» The task
Please write out the lines of the data exactly, beginning with the first and ending with the line containing "8.1, 11.6, 13.5];"; leave the pictures behind.

» Information shown

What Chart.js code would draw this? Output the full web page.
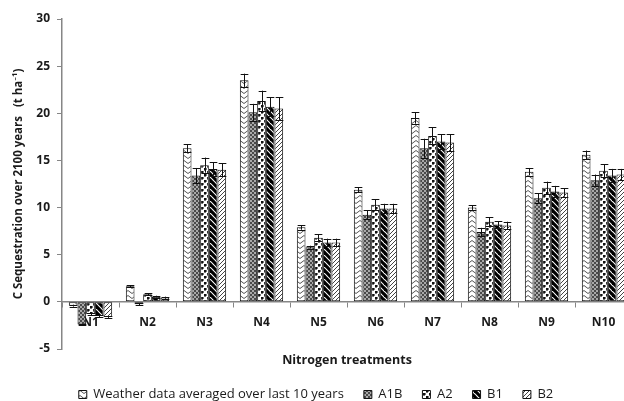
<!DOCTYPE html>
<html>
<head>
<meta charset="utf-8">
<script src="https://cdn.jsdelivr.net/npm/chart.js@4.4.1/dist/chart.umd.min.js"></script>
<style>
    html, body { margin: 0; padding: 0; background: #fff; }
    .wrap { width: 624px; height: 401px; overflow: hidden; position: relative; }
    canvas { display: block; }
</style>
</head>
<body>
<div class="wrap">
    <canvas id="seqChart" width="640" height="420"></canvas>
</div>
<script>
var categories = ['N1', 'N2', 'N3', 'N4', 'N5', 'N6', 'N7', 'N8', 'N9', 'N10'];
var seriesNames = ['Weather data averaged over last 10 years', 'A1B', 'A2', 'B1', 'B2'];

var weatherVals = [-0.4, 1.65, 16.3, 23.5, 7.9, 11.9, 19.5, 10.0, 13.8, 15.6];
var a1bVals = [-2.4, -0.25, 13.4, 20.1, 5.8, 9.25, 16.3, 7.4, 11.0, 12.9];
var a2Vals = [-1.3, 0.8, 14.5, 21.3, 6.8, 10.3, 17.6, 8.5, 12.1, 13.9];
var b1Vals = [-1.5, 0.55, 14.1, 20.7, 6.3, 9.9, 17.0, 8.2, 11.7, 13.4];
var b2Vals = [-1.6, 0.45, 14.0, 20.5, 6.3, 9.9, 16.9, 8.1, 11.6, 13.5];

var weatherErr = [0.1, 0.1, 0.4, 0.7, 0.25, 0.25, 0.6, 0.25, 0.4, 0.45];
var a1bErr = [0.1, 0.1, 0.8, 0.9, 0.15, 0.45, 1.0, 0.45, 0.5, 0.6];
var a2Err = [0.1, 0.1, 0.8, 1.1, 0.35, 0.6, 0.9, 0.5, 0.65, 0.7];
var b1Err = [0.1, 0.1, 0.7, 1.0, 0.4, 0.5, 0.8, 0.35, 0.6, 0.7];
var b2Err = [0.1, 0.1, 0.7, 1.2, 0.4, 0.5, 0.9, 0.4, 0.45, 0.6];

var yTicks = [-5, 0, 5, 10, 15, 20, 25, 30];

(function () {
    var canvas = document.getElementById('seqChart');
    var ctx = canvas.getContext('2d');

    function tile(w, h, paint) {
        var c = document.createElement('canvas');
        c.width = w;
        c.height = h;
        var t = c.getContext('2d');
        t.fillStyle = '#fff';
        t.fillRect(0, 0, w, h);
        paint(t);
        return ctx.createPattern(c, 'repeat');
    }

    // zigzag rows
    var weatherFill = tile(8, 5, function (t) {
        t.strokeStyle = '#555';
        t.lineWidth = 1;
        t.beginPath();
        t.moveTo(0, 0.5);
        t.lineTo(4, 3.5);
        t.lineTo(8, 0.5);
        t.stroke();
    });

    // fine grey checker
    var a1bFill = tile(4, 4, function (t) {
        t.fillStyle = '#a9a9a9';
        t.fillRect(0, 0, 4, 4);
        t.fillStyle = '#4a4a4a';
        t.fillRect(0, 0, 2, 2);
        t.fillRect(2, 2, 2, 2);
    });

    // dots
    var a2Fill = tile(6, 6, function (t) {
        t.fillStyle = '#111';
        t.fillRect(0, 0, 2, 2);
        t.fillRect(3, 3, 2, 2);
        t.fillStyle = '#777';
        t.fillRect(2, 0, 1, 2);
        t.fillRect(5, 3, 1, 2);
        t.fillRect(0, 2, 2, 1);
        t.fillRect(3, 5, 2, 1);
    });

    // heavy back-diagonal
    var b1Fill = tile(6, 6, function (t) {
        t.strokeStyle = '#000';
        t.lineWidth = 3.2;
        [-6, 0, 6].forEach(function (o) {
            t.beginPath();
            t.moveTo(o - 1, -1);
            t.lineTo(o + 7, 7);
            t.stroke();
        });
    });

    // light forward-diagonal
    var b2Fill = tile(4, 4, function (t) {
        t.strokeStyle = '#444';
        t.lineWidth = 1;
        [-4, 0, 4].forEach(function (o) {
            t.beginPath();
            t.moveTo(o - 1, 5);
            t.lineTo(o + 5, -1);
            t.stroke();
        });
    });

    var values = [weatherVals, a1bVals, a2Vals, b1Vals, b2Vals];
    var errors = [weatherErr, a1bErr, a2Err, b1Err, b2Err];
    var fills = [weatherFill, a1bFill, a2Fill, b1Fill, b2Fill];

    var errorBars = {
        id: 'errorBars',
        afterDatasetsDraw: function (chart) {
            var yScale = chart.scales.y;
            var c = chart.ctx;
            c.save();
            c.strokeStyle = '#111';
            c.lineWidth = 1;
            chart.data.datasets.forEach(function (ds, i) {
                var meta = chart.getDatasetMeta(i);
                meta.data.forEach(function (bar, j) {
                    var v = ds.data[j];
                    var e = errors[i][j];
                    var top = yScale.getPixelForValue(v + e);
                    var bot = yScale.getPixelForValue(v - e);
                    var half = bar.width / 2 - 0.5;
                    var x = Math.round(bar.x) + 0.5;
                    c.beginPath();
                    c.moveTo(x, top);
                    c.lineTo(x, bot);
                    c.moveTo(x - half, Math.round(top) + 0.5);
                    c.lineTo(x + half, Math.round(top) + 0.5);
                    c.moveTo(x - half, Math.round(bot) + 0.5);
                    c.lineTo(x + half, Math.round(bot) + 0.5);
                    c.stroke();
                });
            });
            c.restore();
        }
    };

    Chart.defaults.font.family = '"Open Sans", Lato, sans-serif';
    Chart.defaults.color = '#1a1a1a';

    new Chart(ctx, {
        type: 'bar',
        data: {
            labels: categories,
            datasets: seriesNames.map(function (name, i) {
                return {
                    label: name,
                    data: values[i],
                    backgroundColor: fills[i],
                    borderColor: '#111',
                    borderWidth: 1,
                    borderSkipped: false,
                    categoryPercentage: 0.76,
                    barPercentage: 1.0
                };
            })
        },
        options: {
            responsive: false,
            animation: false,
            layout: { padding: { left: 0, right: 8, top: 19, bottom: 9 } },
            plugins: {
                tooltip: { enabled: false },
                title: {
                    display: true,
                    text: 'Nitrogen treatments',
                    position: 'bottom',
                    fullSize: false,
                    weight: 500,
                    font: { size: 12.5, weight: 'bold' },
                    color: '#1a1a1a',
                    padding: { top: 4, bottom: 0 }
                },
                legend: {
                    position: 'bottom',
                    labels: {
                        boxWidth: 8,
                        boxHeight: 8,
                        padding: 20,
                        font: { size: 13 },
                        color: '#1a1a1a'
                    }
                }
            },
            scales: {
                x: {
                    position: { y: 0 },
                    afterFit: function (scale) { scale.height = 0; },
                    grid: {
                        drawOnChartArea: false,
                        tickLength: 5,
                        color: '#868686'
                    },
                    border: { color: '#868686', width: 1.5 },
                    ticks: {
                        padding: 9,
                        maxRotation: 0,
                        font: { size: 12, weight: 'bold' },
                        color: '#1a1a1a'
                    }
                },
                y: {
                    min: yTicks[0],
                    max: yTicks[yTicks.length - 1],
                    afterFit: function (scale) { scale.width = 62; },
                    afterBuildTicks: function (scale) {
                        scale.ticks = yTicks.map(function (v) { return { value: v }; });
                    },
                    grid: {
                        drawOnChartArea: false,
                        tickLength: 5,
                        color: '#868686'
                    },
                    border: { color: '#868686', width: 1.5 },
                    ticks: {
                        padding: 7,
                        font: { size: 12, weight: 'bold' },
                        color: '#1a1a1a'
                    },
                    title: {
                        display: true,
                        text: 'C Sequestration over 2100 years   (t ha\u207B\u00B9)',
                        font: { size: 11.5, weight: 'bold' },
                        color: '#1a1a1a',
                        padding: { top: 12, bottom: 0 }
                    }
                }
            }
        },
        plugins: [errorBars]
    });
})();
</script>
</body>
</html>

» Exercise result
What Chart.js code would draw this? Output the full web page.
<!DOCTYPE html>
<html>
<head>
<meta charset="utf-8">
<script src="https://cdn.jsdelivr.net/npm/chart.js@4.4.1/dist/chart.umd.min.js"></script>
<style>
    html, body { margin: 0; padding: 0; background: #fff; }
    .wrap { width: 624px; height: 401px; overflow: hidden; position: relative; }
    canvas { display: block; }
</style>
</head>
<body>
<div class="wrap">
    <canvas id="seqChart" width="640" height="420"></canvas>
</div>
<script>
var categories = ['N1', 'N2', 'N3', 'N4', 'N5', 'N6', 'N7', 'N8', 'N9', 'N10'];
var seriesNames = ['Weather data averaged over last 10 years', 'A1B', 'A2', 'B1', 'B2'];

var weatherVals = [-0.4, 1.65, 16.3, 23.5, 7.9, 11.9, 19.5, 10.0, 13.8, 15.6];
var a1bVals = [-2.4, -0.25, 13.4, 20.1, 5.8, 9.25, 16.3, 7.4, 11.0, 12.9];
var a2Vals = [-1.3, 0.8, 14.5, 21.3, 6.8, 10.3, 17.6, 8.5, 12.1, 13.9];
var b1Vals = [-1.5, 0.55, 14.1, 20.7, 6.3, 9.9, 17.0, 8.2, 11.7, 13.4];
var b2Vals = [-1.6, 0.45, 14.0, 20.5, 6.3, 9.9, 16.9, 8.1, 11.6, 13.5];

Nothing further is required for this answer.